Second, I urge you to return to Sarah Henthorn’s devotion here just a week ago where she addressed her anguish in the aftermath of the killings of Black Americans in the supermarket in Buffalo. Of course, they are words that very much continue to address us today after Uvalde is added to this horrible list of mass murders. For me, Sarah’s words are a powerful testimony as to why lament is a faithful response in times like these. I urge you to linger there long enough to follow Sarah’s invitation to write your own commitments and renunciations in the Comments section.
Third, in agonizing times like this, for many of us, our bodies, minds, and souls cry out for some way to understand why this keeps happening in our country.
For us as people of faith, we ask why God could let this happen. I’m asking that question again myself.
Recently I finished reading Richard Rohr’s book The Universal Christ: How a Forgotten Reality Can Change Everything We See, Hope For, and Believe for the first time. In this book, Father Rohr explains how God in Jesus “transforms all human suffering by identifying completely with the human predicament and standing in full solidarity with it from beginning to end.” This, he says, is the “real meaning of the crucifixion. The cross is not just a singular event. It’s a statement from God that reality has a cruciform pattern.” (p.147, paperback)
As I understand Rohr here, he is saying that in Jesus, God joins us completely in all the sufferings we have in this life. And that would include such terrible suffering as has happened personally in the lives of those who have lost loved ones in these mass murders, as well as the suffering that many of us feel for the horrors we are witnessing.
Jesus’ resurrection leads us to our resurrections as we seek to live faithfully as we are “freed from the endless cycle of projecting our pain elsewhere or remaining trapped in it.” Rohr continues, “This is the fully resurrected life, the only way to be happy, free, loving and therefore ‘saved.’” (p.147, paperback)
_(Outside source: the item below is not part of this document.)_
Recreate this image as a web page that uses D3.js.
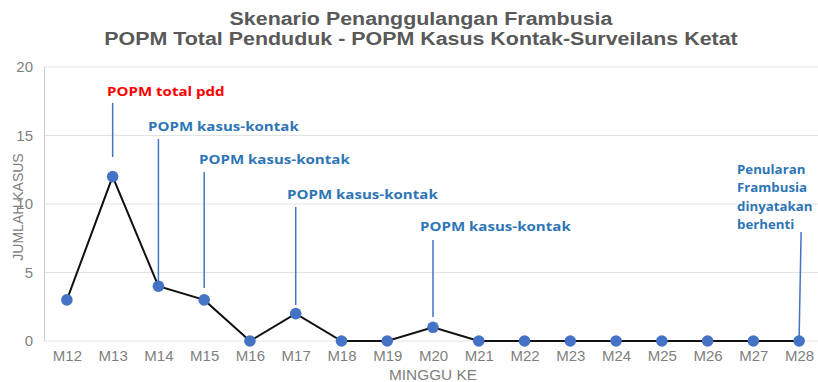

I’m still pondering Richard Rohr’s full explanation of how God meets us in our suffering, but right now if feels like the best answer I’ve received to this point in my life. It brings me comfort and assurance in this time. I hope it might be a consolation for you too. (Rohr’s fuller explanation of what I have said above comes from Chapter 12, “Why Did Jesus Die?” pp. 139-158, paperback)
For now, my prayer is short and anguished.
Prayer...
Come, Lord Jesus Christ, and stay with us all our life long. Amen.